**Provided records**

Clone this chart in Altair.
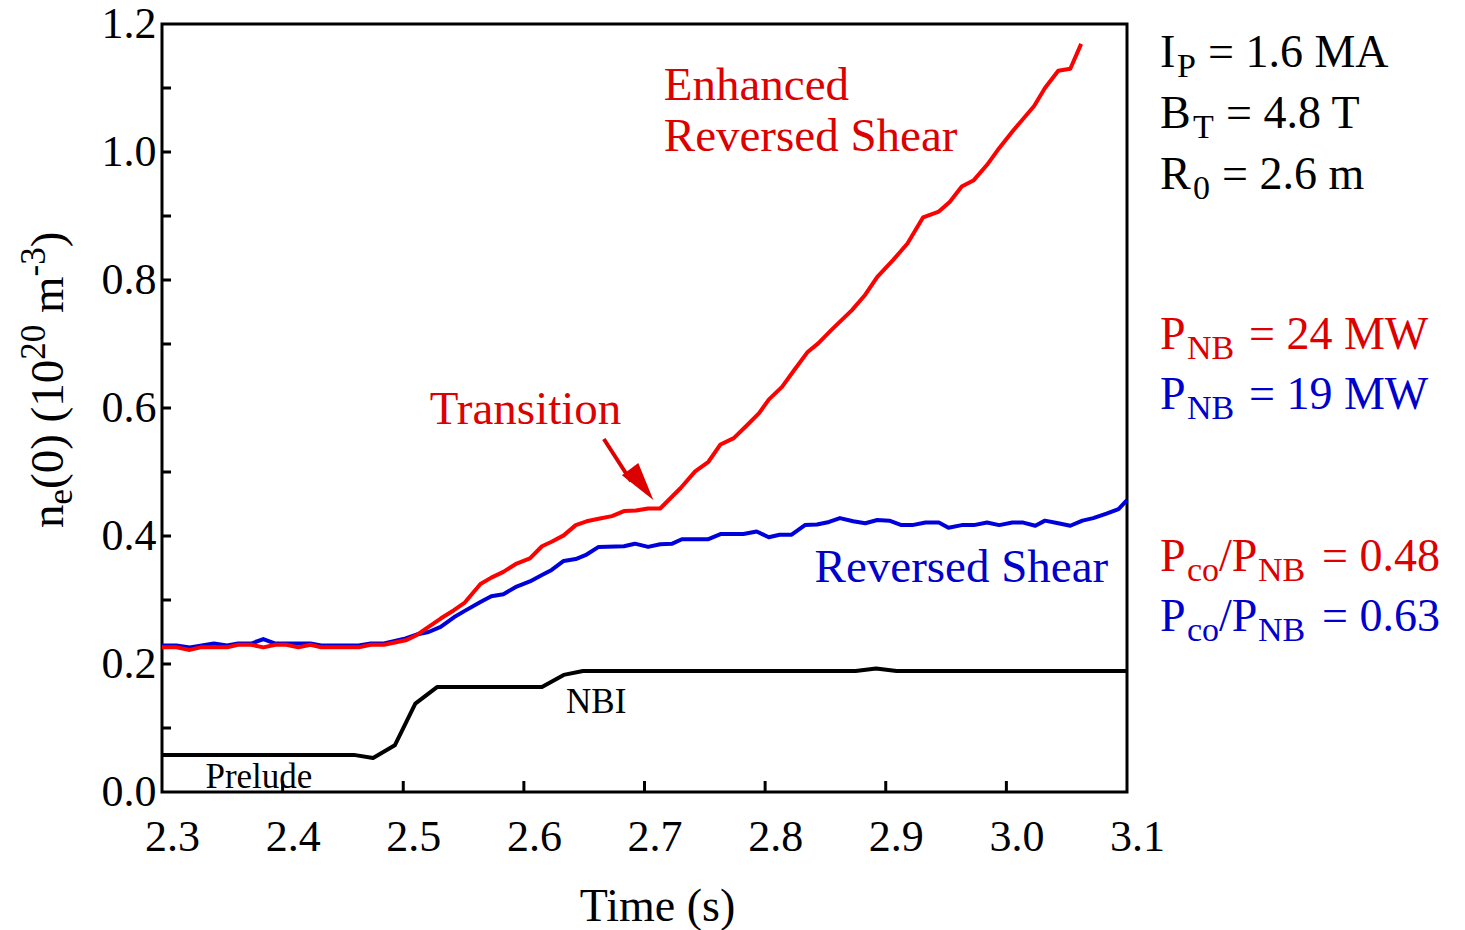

---

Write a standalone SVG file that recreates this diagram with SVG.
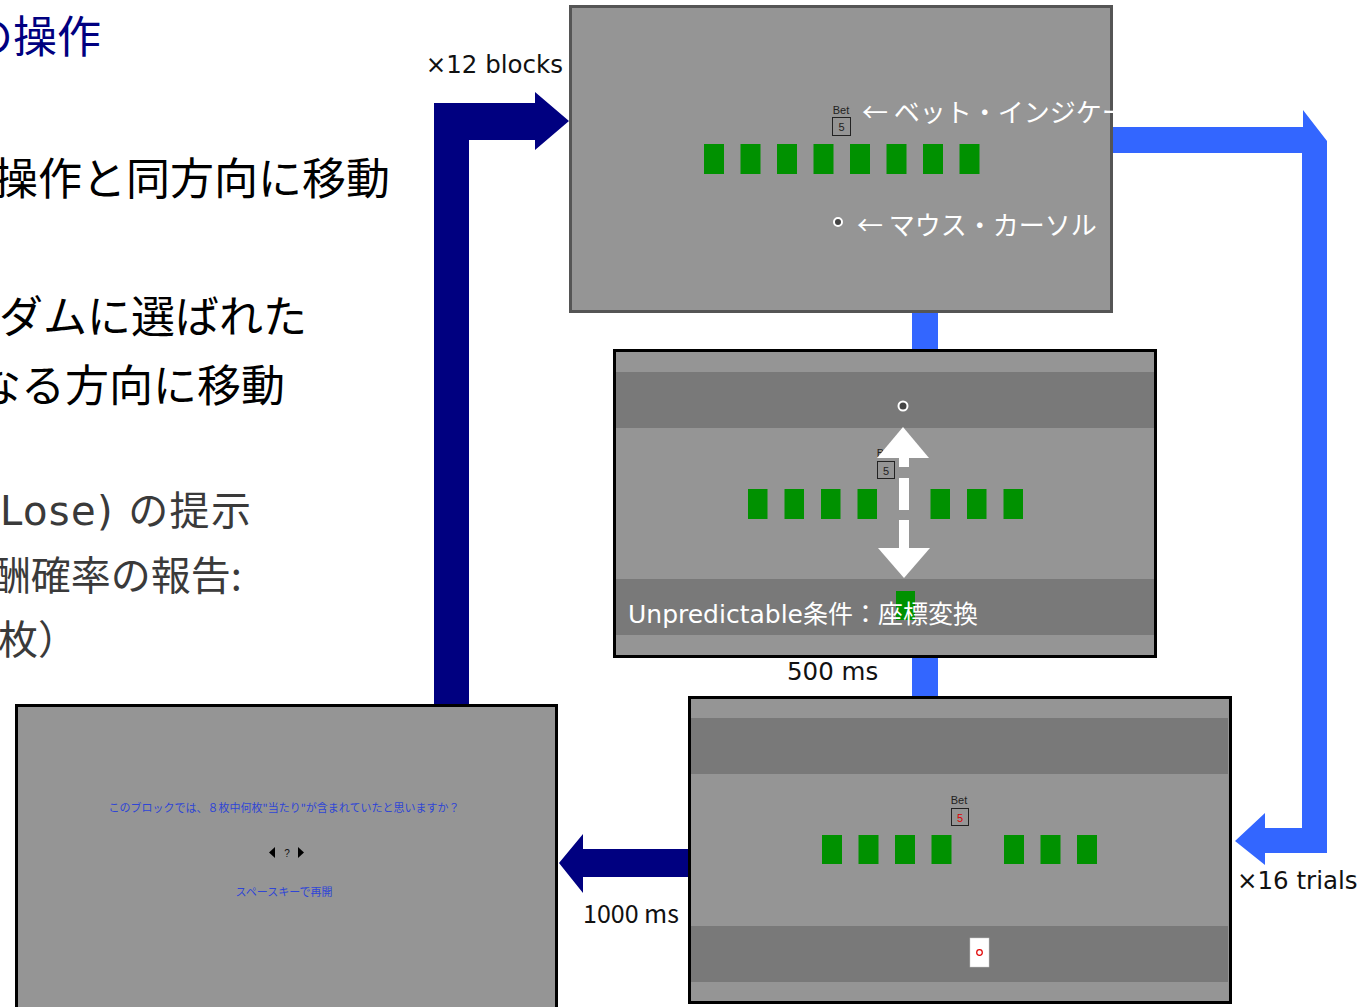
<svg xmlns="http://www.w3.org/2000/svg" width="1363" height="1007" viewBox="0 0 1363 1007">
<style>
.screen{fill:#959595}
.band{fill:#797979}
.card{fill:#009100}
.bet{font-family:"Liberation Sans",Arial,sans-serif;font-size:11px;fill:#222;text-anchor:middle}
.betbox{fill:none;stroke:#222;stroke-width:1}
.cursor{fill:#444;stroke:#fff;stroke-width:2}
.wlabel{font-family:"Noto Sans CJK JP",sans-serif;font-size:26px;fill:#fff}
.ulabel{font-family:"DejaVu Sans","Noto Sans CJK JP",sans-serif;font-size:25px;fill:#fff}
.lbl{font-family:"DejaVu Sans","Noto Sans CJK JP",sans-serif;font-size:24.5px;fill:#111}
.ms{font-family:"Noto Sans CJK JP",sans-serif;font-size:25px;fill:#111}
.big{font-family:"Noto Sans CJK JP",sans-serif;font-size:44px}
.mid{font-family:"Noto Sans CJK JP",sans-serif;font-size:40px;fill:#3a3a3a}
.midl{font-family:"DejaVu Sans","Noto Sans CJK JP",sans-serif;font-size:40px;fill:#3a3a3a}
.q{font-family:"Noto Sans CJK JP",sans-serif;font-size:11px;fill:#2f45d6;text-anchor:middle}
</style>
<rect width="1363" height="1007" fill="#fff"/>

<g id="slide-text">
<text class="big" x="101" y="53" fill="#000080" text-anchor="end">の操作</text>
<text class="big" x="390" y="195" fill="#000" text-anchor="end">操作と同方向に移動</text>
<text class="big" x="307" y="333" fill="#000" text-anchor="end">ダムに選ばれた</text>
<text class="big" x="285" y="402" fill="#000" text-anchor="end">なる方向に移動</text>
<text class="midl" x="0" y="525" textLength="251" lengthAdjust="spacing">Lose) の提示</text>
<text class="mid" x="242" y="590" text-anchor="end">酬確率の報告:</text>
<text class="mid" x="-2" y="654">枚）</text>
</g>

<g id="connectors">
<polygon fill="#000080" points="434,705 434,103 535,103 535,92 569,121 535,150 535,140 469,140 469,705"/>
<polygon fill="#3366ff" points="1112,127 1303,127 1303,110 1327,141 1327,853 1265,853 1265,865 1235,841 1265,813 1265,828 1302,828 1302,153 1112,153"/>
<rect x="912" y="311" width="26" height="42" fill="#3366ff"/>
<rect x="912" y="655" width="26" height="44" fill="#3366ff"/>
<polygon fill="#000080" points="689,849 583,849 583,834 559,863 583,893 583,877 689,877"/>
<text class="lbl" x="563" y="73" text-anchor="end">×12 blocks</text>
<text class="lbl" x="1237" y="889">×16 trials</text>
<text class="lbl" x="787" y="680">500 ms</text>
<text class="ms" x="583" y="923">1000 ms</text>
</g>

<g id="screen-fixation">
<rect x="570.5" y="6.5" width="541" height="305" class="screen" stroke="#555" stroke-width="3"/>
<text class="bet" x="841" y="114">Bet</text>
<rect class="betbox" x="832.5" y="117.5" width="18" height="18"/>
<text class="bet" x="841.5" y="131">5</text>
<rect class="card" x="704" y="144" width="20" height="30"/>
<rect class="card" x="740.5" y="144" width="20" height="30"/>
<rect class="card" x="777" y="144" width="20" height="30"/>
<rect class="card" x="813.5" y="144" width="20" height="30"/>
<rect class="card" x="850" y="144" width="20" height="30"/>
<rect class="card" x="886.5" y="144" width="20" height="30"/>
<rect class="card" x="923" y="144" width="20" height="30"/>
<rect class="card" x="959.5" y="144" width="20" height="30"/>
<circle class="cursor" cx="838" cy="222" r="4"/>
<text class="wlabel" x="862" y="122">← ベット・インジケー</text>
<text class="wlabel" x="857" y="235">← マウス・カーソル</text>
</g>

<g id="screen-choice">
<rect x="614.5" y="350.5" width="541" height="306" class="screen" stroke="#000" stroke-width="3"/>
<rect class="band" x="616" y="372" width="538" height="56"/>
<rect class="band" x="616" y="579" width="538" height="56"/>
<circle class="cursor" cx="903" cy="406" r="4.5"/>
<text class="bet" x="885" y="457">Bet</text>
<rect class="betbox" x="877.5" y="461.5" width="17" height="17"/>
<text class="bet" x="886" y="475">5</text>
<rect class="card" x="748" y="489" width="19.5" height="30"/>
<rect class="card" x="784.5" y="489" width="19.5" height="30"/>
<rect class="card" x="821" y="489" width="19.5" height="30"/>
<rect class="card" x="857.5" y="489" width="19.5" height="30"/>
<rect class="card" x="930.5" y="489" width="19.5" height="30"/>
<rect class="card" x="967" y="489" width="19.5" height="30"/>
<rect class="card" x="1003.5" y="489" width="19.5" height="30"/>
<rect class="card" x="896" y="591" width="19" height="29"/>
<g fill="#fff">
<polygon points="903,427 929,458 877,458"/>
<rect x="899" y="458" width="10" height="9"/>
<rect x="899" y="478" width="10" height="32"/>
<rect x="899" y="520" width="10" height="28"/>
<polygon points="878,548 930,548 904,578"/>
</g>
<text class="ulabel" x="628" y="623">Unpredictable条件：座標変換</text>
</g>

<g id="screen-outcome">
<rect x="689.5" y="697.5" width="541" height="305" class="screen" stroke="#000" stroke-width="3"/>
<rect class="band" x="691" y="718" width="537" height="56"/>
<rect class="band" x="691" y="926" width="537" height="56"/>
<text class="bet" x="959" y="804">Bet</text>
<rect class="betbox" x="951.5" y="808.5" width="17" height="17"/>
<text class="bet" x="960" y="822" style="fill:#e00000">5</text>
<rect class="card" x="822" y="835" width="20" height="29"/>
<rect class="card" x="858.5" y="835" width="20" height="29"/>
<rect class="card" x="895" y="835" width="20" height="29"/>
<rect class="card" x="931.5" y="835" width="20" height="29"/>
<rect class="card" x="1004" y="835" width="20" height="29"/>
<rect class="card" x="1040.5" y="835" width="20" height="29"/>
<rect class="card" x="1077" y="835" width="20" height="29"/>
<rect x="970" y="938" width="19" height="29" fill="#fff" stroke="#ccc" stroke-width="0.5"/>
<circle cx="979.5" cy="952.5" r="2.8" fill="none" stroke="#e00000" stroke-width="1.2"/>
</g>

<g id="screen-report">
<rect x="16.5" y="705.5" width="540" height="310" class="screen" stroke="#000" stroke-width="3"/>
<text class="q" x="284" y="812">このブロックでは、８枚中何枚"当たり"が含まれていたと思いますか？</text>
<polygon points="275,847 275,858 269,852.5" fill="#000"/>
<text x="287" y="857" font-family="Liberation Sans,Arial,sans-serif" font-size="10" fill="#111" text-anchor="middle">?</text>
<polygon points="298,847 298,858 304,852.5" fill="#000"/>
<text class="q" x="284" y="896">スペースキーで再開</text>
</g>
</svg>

...

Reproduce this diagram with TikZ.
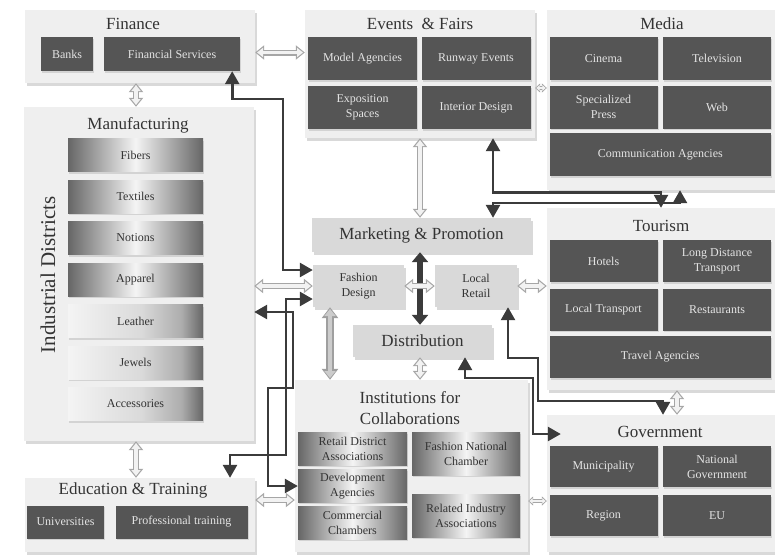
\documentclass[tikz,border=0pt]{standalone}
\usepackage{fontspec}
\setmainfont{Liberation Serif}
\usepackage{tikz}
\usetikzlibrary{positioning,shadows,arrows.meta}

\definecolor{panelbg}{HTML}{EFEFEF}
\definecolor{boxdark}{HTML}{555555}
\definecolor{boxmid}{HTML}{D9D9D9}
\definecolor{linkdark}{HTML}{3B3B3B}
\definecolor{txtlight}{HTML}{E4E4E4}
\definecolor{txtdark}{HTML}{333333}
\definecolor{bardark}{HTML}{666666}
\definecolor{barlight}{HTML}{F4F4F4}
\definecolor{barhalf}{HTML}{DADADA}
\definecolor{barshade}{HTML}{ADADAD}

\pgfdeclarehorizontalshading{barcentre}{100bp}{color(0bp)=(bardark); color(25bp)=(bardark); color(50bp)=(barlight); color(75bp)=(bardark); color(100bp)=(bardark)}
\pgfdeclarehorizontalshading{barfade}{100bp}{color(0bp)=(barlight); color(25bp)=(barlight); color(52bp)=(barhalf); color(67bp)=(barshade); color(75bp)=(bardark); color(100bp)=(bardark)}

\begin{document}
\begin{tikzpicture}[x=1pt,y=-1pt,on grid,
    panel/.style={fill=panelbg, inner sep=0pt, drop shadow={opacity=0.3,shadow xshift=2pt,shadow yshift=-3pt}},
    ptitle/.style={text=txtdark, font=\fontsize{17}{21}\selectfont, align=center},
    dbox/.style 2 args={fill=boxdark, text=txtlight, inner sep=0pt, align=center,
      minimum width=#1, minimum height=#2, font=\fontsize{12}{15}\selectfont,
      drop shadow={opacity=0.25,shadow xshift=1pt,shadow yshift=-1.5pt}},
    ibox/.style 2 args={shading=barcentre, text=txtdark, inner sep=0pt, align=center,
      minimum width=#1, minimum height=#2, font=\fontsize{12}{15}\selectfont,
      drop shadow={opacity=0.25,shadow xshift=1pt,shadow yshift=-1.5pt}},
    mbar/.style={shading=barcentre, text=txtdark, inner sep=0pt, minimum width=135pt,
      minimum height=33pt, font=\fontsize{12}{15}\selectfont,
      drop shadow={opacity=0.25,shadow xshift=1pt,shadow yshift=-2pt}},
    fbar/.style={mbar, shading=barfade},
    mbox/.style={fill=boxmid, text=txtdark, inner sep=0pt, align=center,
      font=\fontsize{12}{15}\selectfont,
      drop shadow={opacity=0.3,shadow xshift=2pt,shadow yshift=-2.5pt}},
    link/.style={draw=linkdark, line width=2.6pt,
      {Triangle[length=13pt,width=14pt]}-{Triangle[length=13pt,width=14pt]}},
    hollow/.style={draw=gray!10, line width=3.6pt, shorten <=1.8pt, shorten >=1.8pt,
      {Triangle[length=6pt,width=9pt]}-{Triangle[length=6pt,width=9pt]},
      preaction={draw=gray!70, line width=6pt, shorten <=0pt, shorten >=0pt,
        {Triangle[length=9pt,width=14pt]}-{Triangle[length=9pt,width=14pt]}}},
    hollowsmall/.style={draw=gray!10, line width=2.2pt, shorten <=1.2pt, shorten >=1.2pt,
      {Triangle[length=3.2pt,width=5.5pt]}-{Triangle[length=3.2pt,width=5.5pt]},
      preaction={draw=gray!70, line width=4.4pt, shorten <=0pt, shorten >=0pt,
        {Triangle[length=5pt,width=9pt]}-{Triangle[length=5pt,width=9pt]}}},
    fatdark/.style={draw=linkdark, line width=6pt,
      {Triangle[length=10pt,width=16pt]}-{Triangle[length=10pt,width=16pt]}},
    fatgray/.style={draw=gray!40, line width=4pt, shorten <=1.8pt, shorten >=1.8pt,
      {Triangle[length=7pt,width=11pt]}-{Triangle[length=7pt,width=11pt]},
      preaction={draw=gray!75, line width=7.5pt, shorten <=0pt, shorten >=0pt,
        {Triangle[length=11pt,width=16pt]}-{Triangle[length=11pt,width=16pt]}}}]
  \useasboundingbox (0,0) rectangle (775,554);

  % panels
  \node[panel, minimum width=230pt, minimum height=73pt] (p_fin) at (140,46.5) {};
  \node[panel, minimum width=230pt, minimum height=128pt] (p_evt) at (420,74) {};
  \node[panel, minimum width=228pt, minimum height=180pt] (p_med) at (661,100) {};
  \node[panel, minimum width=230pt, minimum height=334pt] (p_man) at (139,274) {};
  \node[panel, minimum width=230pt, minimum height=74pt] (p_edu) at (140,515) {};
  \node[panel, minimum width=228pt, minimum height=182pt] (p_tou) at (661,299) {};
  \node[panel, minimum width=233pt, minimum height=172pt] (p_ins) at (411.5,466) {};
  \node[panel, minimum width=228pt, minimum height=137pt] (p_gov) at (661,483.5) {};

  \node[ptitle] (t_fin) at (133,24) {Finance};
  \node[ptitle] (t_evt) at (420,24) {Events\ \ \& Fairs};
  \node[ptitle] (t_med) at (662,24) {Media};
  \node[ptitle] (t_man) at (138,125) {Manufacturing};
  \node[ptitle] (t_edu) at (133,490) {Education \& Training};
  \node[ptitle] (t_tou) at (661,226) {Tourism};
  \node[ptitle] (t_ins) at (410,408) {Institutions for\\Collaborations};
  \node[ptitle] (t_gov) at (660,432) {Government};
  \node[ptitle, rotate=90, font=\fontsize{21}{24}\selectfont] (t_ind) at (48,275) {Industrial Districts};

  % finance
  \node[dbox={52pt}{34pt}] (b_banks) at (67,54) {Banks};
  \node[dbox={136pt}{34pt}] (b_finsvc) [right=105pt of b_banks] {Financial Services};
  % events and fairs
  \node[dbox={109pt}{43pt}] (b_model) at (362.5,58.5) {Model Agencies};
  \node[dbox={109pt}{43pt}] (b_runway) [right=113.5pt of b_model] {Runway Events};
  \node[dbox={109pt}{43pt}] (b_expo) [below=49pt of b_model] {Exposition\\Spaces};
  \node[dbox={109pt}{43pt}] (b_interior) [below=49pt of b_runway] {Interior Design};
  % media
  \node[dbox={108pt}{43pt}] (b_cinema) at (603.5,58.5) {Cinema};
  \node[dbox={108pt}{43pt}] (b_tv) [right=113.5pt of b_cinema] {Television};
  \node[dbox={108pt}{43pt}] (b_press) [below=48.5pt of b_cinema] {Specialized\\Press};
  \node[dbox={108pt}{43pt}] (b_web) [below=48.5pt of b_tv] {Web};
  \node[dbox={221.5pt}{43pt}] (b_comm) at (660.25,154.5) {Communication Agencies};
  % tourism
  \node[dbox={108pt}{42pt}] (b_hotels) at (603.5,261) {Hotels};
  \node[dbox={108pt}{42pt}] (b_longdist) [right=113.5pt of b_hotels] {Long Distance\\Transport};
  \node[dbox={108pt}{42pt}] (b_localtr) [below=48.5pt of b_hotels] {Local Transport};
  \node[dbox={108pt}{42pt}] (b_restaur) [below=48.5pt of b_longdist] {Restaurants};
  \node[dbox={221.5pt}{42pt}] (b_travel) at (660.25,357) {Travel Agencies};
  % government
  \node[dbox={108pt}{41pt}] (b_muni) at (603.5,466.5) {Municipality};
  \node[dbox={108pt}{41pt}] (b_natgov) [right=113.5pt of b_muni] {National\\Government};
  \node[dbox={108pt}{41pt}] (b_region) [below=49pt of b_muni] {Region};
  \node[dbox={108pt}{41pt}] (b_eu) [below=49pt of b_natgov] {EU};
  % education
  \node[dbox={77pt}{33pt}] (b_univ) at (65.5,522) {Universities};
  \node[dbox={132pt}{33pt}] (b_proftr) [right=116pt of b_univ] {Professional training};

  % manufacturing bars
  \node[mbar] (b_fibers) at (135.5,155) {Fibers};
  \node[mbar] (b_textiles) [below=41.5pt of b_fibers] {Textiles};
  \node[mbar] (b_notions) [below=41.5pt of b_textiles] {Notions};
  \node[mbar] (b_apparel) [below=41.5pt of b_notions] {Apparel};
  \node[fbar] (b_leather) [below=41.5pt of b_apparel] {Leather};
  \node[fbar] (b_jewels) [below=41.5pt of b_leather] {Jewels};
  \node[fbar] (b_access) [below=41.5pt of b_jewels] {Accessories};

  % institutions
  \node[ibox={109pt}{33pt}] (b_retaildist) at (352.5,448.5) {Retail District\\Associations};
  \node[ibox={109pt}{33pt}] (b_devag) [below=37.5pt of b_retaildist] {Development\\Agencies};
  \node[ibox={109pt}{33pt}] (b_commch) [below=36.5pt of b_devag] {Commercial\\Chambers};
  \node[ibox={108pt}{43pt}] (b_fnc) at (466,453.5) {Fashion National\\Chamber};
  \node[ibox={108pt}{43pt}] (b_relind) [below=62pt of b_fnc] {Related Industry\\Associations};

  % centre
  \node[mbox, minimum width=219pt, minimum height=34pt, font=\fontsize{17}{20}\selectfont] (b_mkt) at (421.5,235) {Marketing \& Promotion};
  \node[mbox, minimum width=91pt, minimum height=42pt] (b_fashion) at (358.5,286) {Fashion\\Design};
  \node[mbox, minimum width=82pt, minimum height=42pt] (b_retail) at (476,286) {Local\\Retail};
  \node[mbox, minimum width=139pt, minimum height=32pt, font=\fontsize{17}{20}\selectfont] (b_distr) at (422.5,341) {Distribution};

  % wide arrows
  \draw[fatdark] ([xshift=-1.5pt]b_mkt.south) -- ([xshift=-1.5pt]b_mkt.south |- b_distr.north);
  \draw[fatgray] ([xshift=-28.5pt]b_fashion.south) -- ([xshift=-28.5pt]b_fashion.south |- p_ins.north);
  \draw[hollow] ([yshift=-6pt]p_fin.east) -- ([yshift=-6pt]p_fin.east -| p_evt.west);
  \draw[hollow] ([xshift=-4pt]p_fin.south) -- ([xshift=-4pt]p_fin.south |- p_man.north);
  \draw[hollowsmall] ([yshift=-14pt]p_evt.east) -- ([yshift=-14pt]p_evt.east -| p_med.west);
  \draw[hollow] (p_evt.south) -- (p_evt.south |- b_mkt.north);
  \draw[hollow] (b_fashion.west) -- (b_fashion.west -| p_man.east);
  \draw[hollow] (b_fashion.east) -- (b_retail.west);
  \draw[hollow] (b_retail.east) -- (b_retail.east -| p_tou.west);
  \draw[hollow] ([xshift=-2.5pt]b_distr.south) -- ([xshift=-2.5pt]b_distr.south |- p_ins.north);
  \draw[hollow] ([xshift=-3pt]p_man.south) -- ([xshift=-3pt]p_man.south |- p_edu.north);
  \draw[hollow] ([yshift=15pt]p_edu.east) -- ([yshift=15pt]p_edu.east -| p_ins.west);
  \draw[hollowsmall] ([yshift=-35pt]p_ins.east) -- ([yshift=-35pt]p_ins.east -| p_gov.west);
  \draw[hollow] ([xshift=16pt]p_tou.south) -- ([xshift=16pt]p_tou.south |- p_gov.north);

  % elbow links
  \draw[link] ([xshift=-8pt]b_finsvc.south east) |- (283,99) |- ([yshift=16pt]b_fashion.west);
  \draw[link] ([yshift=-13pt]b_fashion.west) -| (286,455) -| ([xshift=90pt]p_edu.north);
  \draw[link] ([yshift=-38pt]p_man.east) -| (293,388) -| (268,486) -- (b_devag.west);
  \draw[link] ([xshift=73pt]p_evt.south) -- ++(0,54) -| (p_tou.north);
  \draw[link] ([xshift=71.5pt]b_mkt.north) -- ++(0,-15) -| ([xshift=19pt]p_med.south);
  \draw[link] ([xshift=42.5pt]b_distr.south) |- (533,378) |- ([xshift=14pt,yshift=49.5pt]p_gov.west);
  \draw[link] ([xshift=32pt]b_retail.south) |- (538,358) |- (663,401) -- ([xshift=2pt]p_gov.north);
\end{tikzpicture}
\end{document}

**Directions**
Filter lines by "this" and return each hit.

**Task solution**
Clone this chart in Altair.
Write a standalone SVG file that recreates this diagram with SVG.
Reproduce this diagram with TikZ.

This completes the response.